Sechzig Jahre nach Kriegsende haben die Amerikaner Bratwurst und Nackensteak aus dem gemauerten Kamingrill befreit. Der Zubehörkatalog der Firma kann es mittlerweile mit einem Autohersteller aufnehmen. Von der "Halterung für Schweinefiletstreifen" bis zum "Weber Premium Tablett", das mit dem Preis von 49,99 Euro und der Beschreibung besticht: "Dank der rutschfesten, weichen Oberfläche und der vier Gummifüße des eleganten Premium-Tabletts kannst du dein Grillgut sicher und einfach zum Grill tragen und später servieren." Okay! Wäre alles nicht schlimm, wenn die Weber-Anhänger nicht so militant gegen Andersgläubige vorgehen würden.

"Muss denn überall gegrillt werden?"

Gerade hat die junge, dänische Firma Casus einen löblichen Öko-Einweggrill vorgestellt: Mit Bambusstäben, Lavastein, Papphülle und einem Preis von 9,99 Euro soll er jenen fiesen Alu-Quadern entgegentreten, die mit zum Billigsten gehören, was man überhaupt an einer deutschen Tankstelle kaufen kann. Diese Revolution wird natürlich nicht funktionieren. Beim Sachverhalt Einweggrill etwas ökologisch richten zu wollen, ist etwa so, als wollte man beim Sachverhalt Junggesellenabschied auf niveauvolle Unterhaltung achten.
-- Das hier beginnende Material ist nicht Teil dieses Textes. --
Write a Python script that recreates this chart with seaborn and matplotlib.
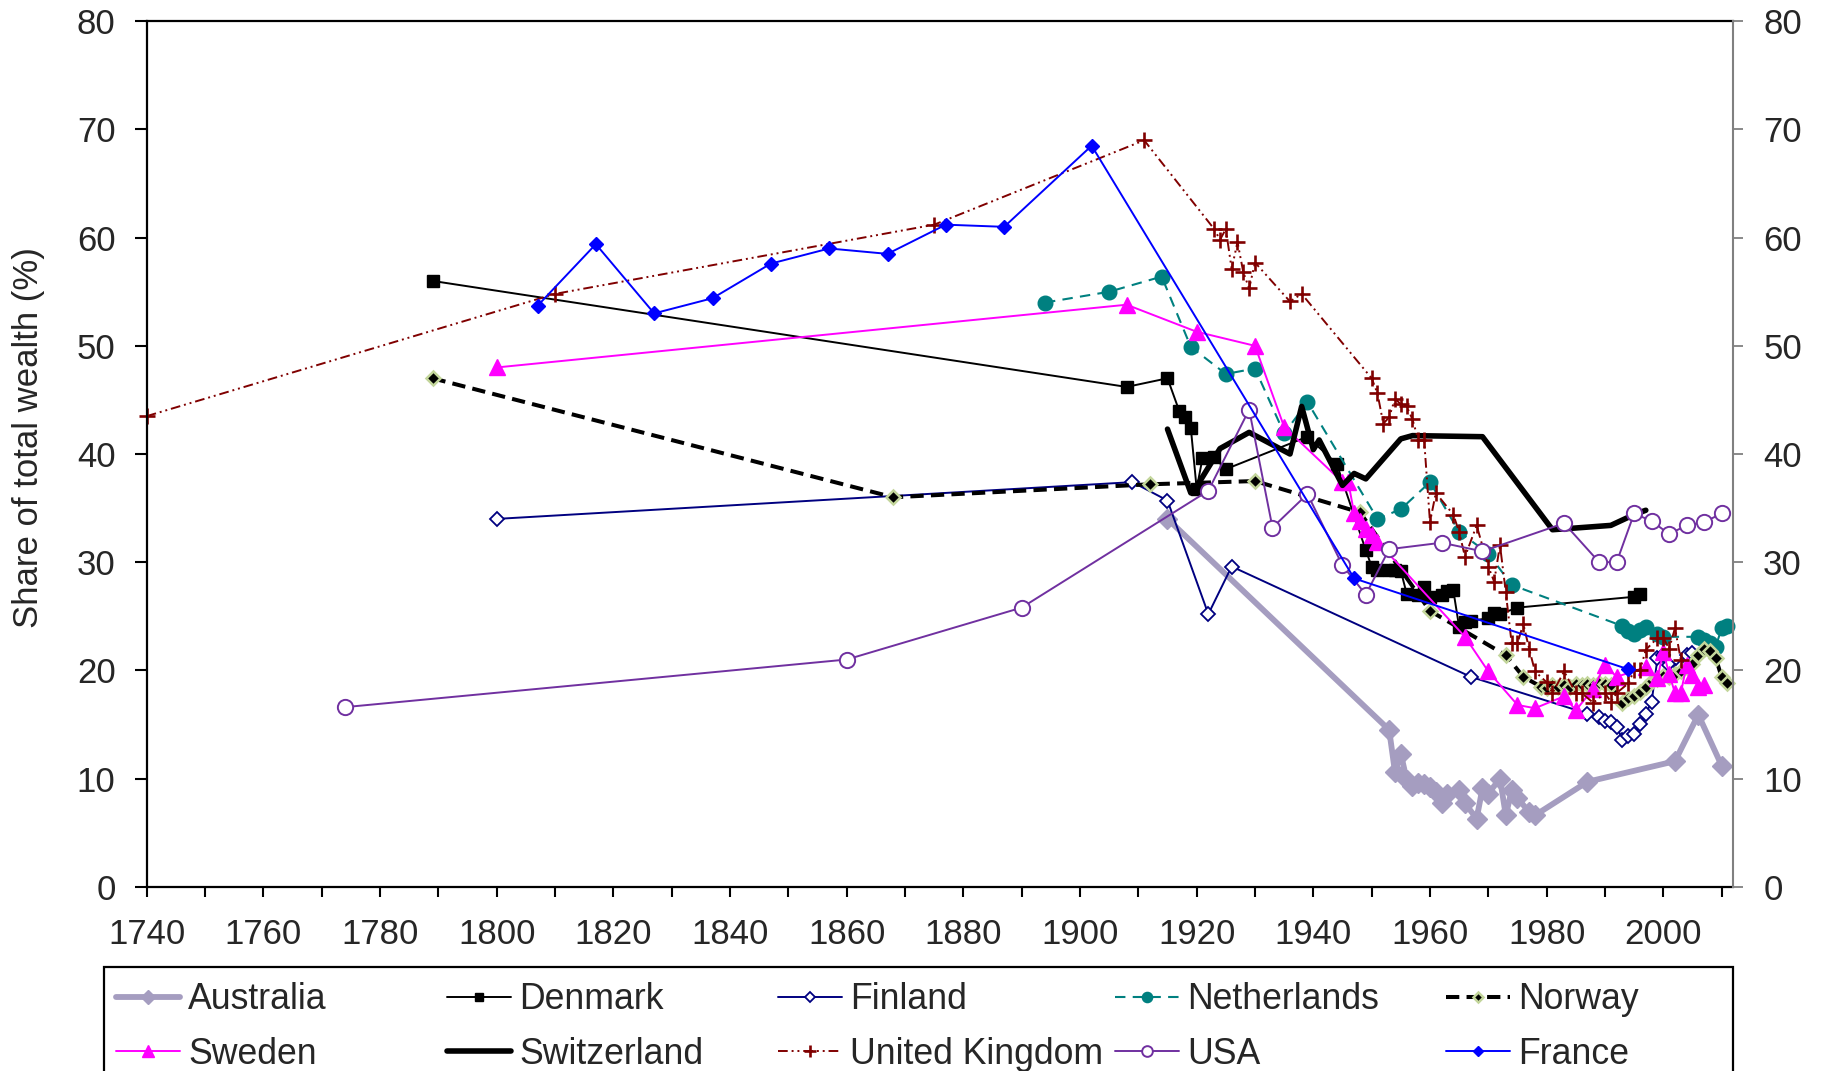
import matplotlib
matplotlib.use("Agg")
import matplotlib.pyplot as plt
from matplotlib.ticker import MultipleLocator, FuncFormatter
from matplotlib.patches import Rectangle
import seaborn as sns

# ---- top wealth shares by country (year, share of total wealth in %) ----
australia_years = [1915, 1953, 1954, 1955, 1956, 1957, 1958, 1959, 1960, 1961, 1962, 1963,
                   1965, 1966, 1968, 1969, 1970, 1972, 1973, 1974, 1975, 1977, 1978, 1987,
                   2002, 2006, 2010]
australia_share = [34.0, 14.5, 10.6, 12.3, 9.9, 9.3, 9.6, 9.5, 9.2, 8.8, 7.7, 8.6,
                   8.9, 7.7, 6.3, 9.1, 8.6, 10.0, 6.6, 8.9, 8.2, 6.9, 6.6, 9.7,
                   11.6, 15.9, 11.2]

denmark_years = [1789, 1908, 1915, 1917, 1918, 1919, 1920, 1921, 1923, 1925, 1939, 1944,
                 1949, 1950, 1951, 1953, 1954, 1955, 1956, 1958, 1959, 1960, 1962, 1963,
                 1964, 1965, 1966, 1967, 1970, 1971, 1972, 1975, 1995, 1996]
denmark_share = [56.0, 46.2, 47.0, 44.0, 43.4, 42.4, 36.8, 39.6, 39.7, 38.6, 41.6, 39.1,
                 31.1, 29.6, 29.3, 29.3, 29.3, 29.2, 27.1, 27.0, 27.7, 26.8, 27.0, 27.3,
                 27.4, 24.0, 24.5, 24.6, 24.8, 25.3, 25.2, 25.8, 26.8, 27.1]

finland_years = [1800, 1909, 1915, 1922, 1926, 1967, 1987, 1989, 1990, 1991, 1992, 1993,
                 1994, 1995, 1996, 1997, 1998, 1999, 2000, 2001, 2002, 2003, 2004, 2005]
finland_share = [34.0, 37.4, 35.7, 25.2, 29.6, 19.4, 16.0, 15.7, 15.3, 15.2, 14.8, 13.6,
                 13.9, 14.1, 15.0, 16.0, 17.1, 21.1, 21.4, 20.5, 19.9, 20.3, 21.4, 21.6]

netherlands_years = [1894, 1905, 1914, 1919, 1925, 1930, 1935, 1939, 1951, 1955, 1960, 1965,
                     1970, 1974, 1993, 1994, 1995, 1996, 1997, 1999, 2000, 2006, 2007, 2008,
                     2009, 2010, 2011]
netherlands_share = [54.0, 55.0, 56.4, 49.9, 47.4, 47.9, 41.9, 44.8, 34.0, 34.9, 37.4, 32.8,
                     30.8, 27.9, 24.1, 23.6, 23.4, 23.7, 24.0, 23.4, 23.1, 23.1, 22.8, 22.5,
                     22.2, 23.9, 24.1]

norway_years = [1789, 1868, 1912, 1930, 1948, 1960, 1973, 1976, 1979, 1980, 1981, 1982,
                1983, 1984, 1985, 1986, 1987, 1988, 1989, 1990, 1991, 1993, 1994, 1995,
                1996, 1997, 1998, 1999, 2000, 2001, 2002, 2003, 2004, 2005, 2006, 2007,
                2008, 2009, 2010, 2011]
norway_share = [47.0, 36.0, 37.2, 37.5, 34.6, 25.5, 21.4, 19.4, 18.5, 18.4, 18.6, 18.5,
                18.6, 18.5, 18.7, 18.6, 18.7, 18.6, 18.8, 18.7, 18.6, 17.0, 17.4, 17.6,
                18.0, 18.5, 19.0, 19.2, 19.5, 19.4, 19.7, 19.9, 20.3, 20.6, 21.4, 22.0,
                21.8, 21.1, 19.4, 18.8]

sweden_years = [1800, 1908, 1920, 1930, 1935, 1945, 1946, 1947, 1948, 1949, 1950, 1951,
                1966, 1970, 1975, 1978, 1983, 1985, 1988, 1990, 1992, 1997, 1999, 2000,
                2001, 2002, 2003, 2004, 2005, 2006, 2007]
sweden_share = [48.0, 53.8, 51.3, 50.0, 42.5, 37.4, 37.4, 34.5, 33.8, 33.1, 32.5, 31.9,
                23.1, 19.9, 16.8, 16.5, 17.6, 16.3, 18.3, 20.5, 19.4, 20.3, 19.3, 21.7,
                19.7, 17.9, 17.9, 20.5, 19.6, 18.5, 18.6]

switzerland_years = [1915, 1919, 1920, 1924, 1929, 1936, 1938, 1940, 1941, 1945, 1947, 1949,
                     1955, 1957, 1969, 1981, 1991, 1995, 1997]
switzerland_share = [42.3, 36.4, 37.0, 40.5, 42.0, 40.0, 44.4, 40.4, 41.3, 37.1, 38.2, 37.7,
                     41.4, 41.7, 41.6, 33.0, 33.4, 34.4, 34.8]

uk_years = [1740, 1810, 1875, 1911, 1923, 1924, 1925, 1926, 1927, 1928, 1929, 1930,
            1936, 1938, 1950, 1951, 1952, 1953, 1954, 1955, 1956, 1957, 1958, 1959,
            1960, 1961, 1964, 1965, 1966, 1968, 1970, 1971, 1972, 1973, 1974, 1975,
            1976, 1977, 1978, 1980, 1981, 1983, 1985, 1986, 1988, 1990, 1991, 1992,
            1994, 1995, 1996, 1997, 1999, 2000, 2001, 2002, 2003]
uk_share = [43.5, 54.8, 61.2, 69.0, 60.8, 59.8, 60.8, 57.1, 59.6, 56.8, 55.3, 57.7,
            54.1, 54.8, 47.0, 45.6, 42.8, 43.4, 45.1, 44.6, 44.4, 43.2, 41.3, 41.3,
            33.7, 36.4, 34.4, 32.8, 30.5, 33.4, 29.6, 28.2, 31.6, 27.2, 22.5, 22.5,
            24.3, 22.0, 19.9, 18.9, 17.9, 19.9, 17.9, 17.9, 17.0, 17.9, 17.1, 17.9,
            18.8, 20.0, 20.0, 21.9, 23.0, 23.0, 22.0, 23.9, 21.0]

usa_years = [1774, 1860, 1890, 1922, 1929, 1933, 1939, 1945, 1949, 1953, 1962, 1969,
             1983, 1989, 1992, 1995, 1998, 2001, 2004, 2007, 2010]
usa_share = [16.6, 21.0, 25.8, 36.6, 44.1, 33.2, 36.3, 29.7, 27.0, 31.2, 31.8, 31.0,
             33.6, 30.0, 30.0, 34.5, 33.8, 32.6, 33.4, 33.7, 34.5]

france_years = [1807, 1817, 1827, 1837, 1847, 1857, 1867, 1877, 1887, 1902, 1947, 1994]
france_share = [53.7, 59.4, 53.0, 54.4, 57.6, 59.0, 58.5, 61.2, 61.0, 68.5, 28.5, 20.1]

countries = ["Australia", "Denmark", "Finland", "Netherlands", "Norway",
             "Sweden", "Switzerland", "United Kingdom", "USA", "France"]
series = {
    "Australia": (australia_years, australia_share),
    "Denmark": (denmark_years, denmark_share),
    "Finland": (finland_years, finland_share),
    "Netherlands": (netherlands_years, netherlands_share),
    "Norway": (norway_years, norway_share),
    "Sweden": (sweden_years, sweden_share),
    "Switzerland": (switzerland_years, switzerland_share),
    "United Kingdom": (uk_years, uk_share),
    "USA": (usa_years, usa_share),
    "France": (france_years, france_share),
}

# line / marker style for each country
styles = {
    "Australia": dict(color="#A59DC0", linewidth=4.2, linestyle="-", marker="D",
                      markersize=10.5, markerfacecolor="#A59DC0", markeredgecolor="#A59DC0",
                      markeredgewidth=1),
    "Denmark": dict(color="black", linewidth=1.4, linestyle="-", marker="s",
                    markersize=9, markerfacecolor="black", markeredgecolor="black",
                    markeredgewidth=1),
    "Finland": dict(color="#000080", linewidth=1.4, linestyle="-", marker="D",
                    markersize=7.5, markerfacecolor="white", markeredgecolor="#000080",
                    markeredgewidth=1.3),
    "Netherlands": dict(color="#008080", linewidth=1.5, linestyle=(0, (5, 3.5)), marker="o",
                        markersize=10.5, markerfacecolor="#008080", markeredgecolor="#008080",
                        markeredgewidth=1),
    "Norway": dict(color="black", linewidth=2.9, linestyle=(0, (3.3, 1.8)), marker="D",
                   markersize=7, markerfacecolor="black", markeredgecolor="#C3D69B",
                   markeredgewidth=1.8),
    "Sweden": dict(color="#FF00FF", linewidth=1.4, linestyle="-", marker="^",
                   markersize=12, markerfacecolor="#FF00FF", markeredgecolor="#FF00FF",
                   markeredgewidth=1),
    "Switzerland": dict(color="black", linewidth=4.0, linestyle="-", marker="",
                        markersize=0),
    "United Kingdom": dict(color="#800000", linewidth=1.4,
                           linestyle=(0, (5, 2, 1, 2, 1, 2)), marker="+",
                           markersize=12, markerfacecolor="#800000",
                           markeredgecolor="#800000", markeredgewidth=1.9),
    "USA": dict(color="#7030A0", linewidth=1.4, linestyle="-", marker="o",
                markersize=11, markerfacecolor="white", markeredgecolor="#7030A0",
                markeredgewidth=1.4),
    "France": dict(color="#0000FF", linewidth=1.4, linestyle="-", marker="D",
                   markersize=7.5, markerfacecolor="#0000FF", markeredgecolor="#0000FF",
                   markeredgewidth=1),
}

sns.set_style("white")
plt.rcParams["font.family"] = ["Liberation Sans", "DejaVu Sans"]
FS = 25
LEG_FS = 25.7

W, H = 1821, 1071
fig = plt.figure(figsize=(W / 100, H / 100), dpi=100)
x0, x1, y0, y1 = 146.7, 1733.3, 21.3, 886.7
ax = fig.add_axes([x0 / W, 1 - y1 / H, (x1 - x0) / W, (y1 - y0) / H])

handles = {}
for name in countries:
    yrs, vals = series[name]
    sns.lineplot(x=yrs, y=vals, ax=ax, sort=False, estimator=None, errorbar=None,
                 legend=False, clip_on=False, **styles[name])
    handles[name] = ax.lines[-1]

ax.set_xlim(1740, 2012)
ax.set_ylim(0, 80)
ax.set_xlabel("")
ax.set_ylabel("")
ax.xaxis.set_major_locator(MultipleLocator(10))
ax.xaxis.set_major_formatter(
    FuncFormatter(lambda v, p: f"{int(round(v))}" if int(round(v)) % 20 == 0 else ""))
ax.yaxis.set_major_locator(MultipleLocator(10))
ax.tick_params(axis="x", bottom=True, direction="out", length=7.5, width=1.5,
               color="black", labelsize=FS, pad=15)
ax.tick_params(axis="y", left=True, direction="out", length=8.4, width=1.5,
               color="black", labelsize=FS, pad=14)
for side in ("left", "bottom", "top"):
    ax.spines[side].set_color("black")
    ax.spines[side].set_linewidth(1.6)
ax.spines["right"].set_visible(False)

ax2 = ax.twinx()
ax2.set_ylim(0, 80)
ax2.yaxis.set_major_locator(MultipleLocator(10))
ax2.tick_params(axis="y", right=True, direction="out", length=7.5, width=1.3,
                color="#808080", labelsize=FS, pad=14)
for side in ("left", "bottom", "top"):
    ax2.spines[side].set_visible(False)
ax2.spines["right"].set_color("#808080")
ax2.spines["right"].set_linewidth(1.5)

fig.text(29 / W, 0.591, "Share of total wealth (%)", rotation=90,
         ha="center", va="center", fontsize=FS)

# legend: two rows of five, laid out as evenly spaced columns inside one frame
row1 = ["Australia", "Denmark", "Finland", "Netherlands", "Norway"]
row2 = ["Sweden", "Switzerland", "United Kingdom", "USA", "France"]
col_x = [116, 447, 778, 1115, 1446]
for a, b, cx in zip(row1, row2, col_x):
    fig.legend([handles[a], handles[b]], [a, b], loc="upper left",
               bbox_to_anchor=(cx / W, 1 - 982 / H), frameon=False, fontsize=LEG_FS,
               handlelength=1.8, handletextpad=0.22, borderpad=0,
               borderaxespad=0, labelspacing=0.56, markerscale=0.7)
fig.add_artist(Rectangle((104 / W, -0.05), (1733 - 104) / W, (H - 967) / H + 0.05,
                         transform=fig.transFigure, fill=False,
                         edgecolor="black", linewidth=1.6))

fig.savefig("out.png", dpi=100)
Nein, der Einweggrill ist wie das Notrad beim Auto: Spontan ist man geneigt, das Ding zu feiern, weil es einen erst mal rettet. Aber nach zehn Minuten nervt es trotzdem brutal, egal ob man es selbst benutzt oder der Sitznachbar am See.
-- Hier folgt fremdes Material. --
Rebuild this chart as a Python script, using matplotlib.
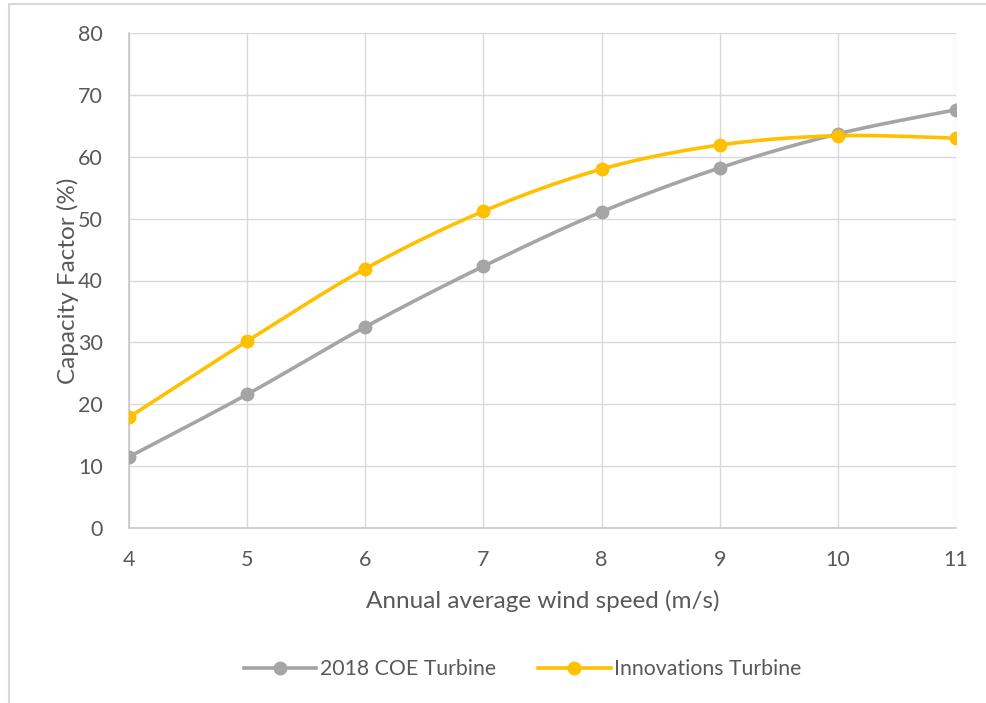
import numpy as np
import matplotlib.pyplot as plt
from matplotlib.patches import Rectangle

plt.rcParams['font.family'] = ['Lato', 'DejaVu Sans']

wind_speed = [4, 5, 6, 7, 8, 9, 10, 11]
coe_2018 = [11.5, 21.6, 32.5, 42.3, 51.1, 58.2, 63.7, 67.6]
innovations = [17.9, 30.2, 41.9, 51.2, 58.0, 61.9, 63.4, 63.0]

GRAY = '#A5A5A5'
GOLD = '#FFC000'
TEXT = '#595959'
GRID = '#D9D9D9'
AXIS = '#C4C4C4'


def smooth(xs, ys, n=30):
    # cubic bezier through the points, spreadsheet-style smoothing
    p = np.column_stack([xs, ys]).astype(float)
    p_ext = np.vstack([p[0], p, p[-1]])
    out = []
    t = np.linspace(0, 1, n)[:, None]
    for i in range(len(p) - 1):
        p0 = p_ext[i + 1]
        p3 = p_ext[i + 2]
        c1 = p0 + (p_ext[i + 2] - p_ext[i]) / 6
        c2 = p3 - (p_ext[i + 3] - p_ext[i + 1]) / 6
        seg = ((1 - t) ** 3) * p0 + 3 * ((1 - t) ** 2) * t * c1 + 3 * (1 - t) * t ** 2 * c2 + t ** 3 * p3
        out.append(seg if i == 0 else seg[1:])
    seg = np.vstack(out)
    return seg[:, 0], seg[:, 1]


fig = plt.figure(figsize=(9.87, 7.03), dpi=100)
fig.patches.append(Rectangle((9 / 987, -0.1), 1.2, 1.1 - 4 / 703, transform=fig.transFigure,
                             fill=False, edgecolor=GRID, linewidth=1.5))
ax = fig.add_axes([129 / 987, 1 - 528 / 703, (956 - 129) / 987, (528 - 33) / 703])

for ys, color, label in [(coe_2018, GRAY, '2018 COE Turbine'), (innovations, GOLD, 'Innovations Turbine')]:
    sx, sy = smooth(wind_speed, ys)
    ax.plot(sx, sy, color=color, linewidth=2.6, solid_capstyle='round', zorder=3)
    ax.plot(wind_speed, ys, linestyle='none', marker='o', markersize=9, color=color, zorder=4)
    ax.plot([], [], color=color, linewidth=2.6, marker='o', markersize=9, label=label)

ax.set_xlim(4, 11)
ax.set_ylim(0, 80)
ax.set_xticks(wind_speed)
ax.set_yticks(range(0, 81, 10))
ax.grid(True, color=GRID, linewidth=1)
ax.set_axisbelow(True)
for side in ['top', 'right']:
    ax.spines[side].set_visible(False)
for side in ['bottom', 'left']:
    ax.spines[side].set_color(AXIS)
    ax.spines[side].set_linewidth(1.1)
ax.tick_params(length=0, labelsize=15.5, colors=TEXT)
ax.tick_params(axis='x', pad=16)
ax.tick_params(axis='y', pad=19)

ax.set_xlabel('Annual average wind speed (m/s)', fontsize=17.5, color=TEXT, labelpad=14)
ax.set_ylabel('Capacity Factor (%)', fontsize=17.5, color=TEXT, labelpad=-1)

ax.legend(loc='center', bbox_to_anchor=(0.476, -0.285), ncol=2, frameon=False,
          fontsize=15.3, labelcolor=TEXT, handlelength=3.4, handletextpad=0.15, columnspacing=2.0)

fig.savefig('out.png', dpi=100)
Windiges Alu, Anzündhilfe, hauchdünnes Grillgitter und eine Arbeitshöhe von etwa zwölf Zentimetern über dem schmutzigen Ufer - wann immer man auf diese toxisch-puristische Art des Grillens zurückgeworfen wird, merkt man, was für eine Katastrophe der ganze Vorgang eigentlich ist. Neonorange vorgewürzte Fleischlappen, die auf bleicher Flamme innerhalb von fünf Minuten von ungenießbar zu halbverbannt mutieren und auf die man sich trotzdem freut wie auf eine Hostie - ein Irrsinn. Aber andererseits auch eine Offenbarung, wie wenig man eigentlich für's Grillen braucht: eine Handvoll Kohlechips in Alu und ein Feuerzeug. Und irgendjemanden, der die fettige-rußige Tretmine hinterher freiwillig in einen überquellenden Parkmülleimer stopft.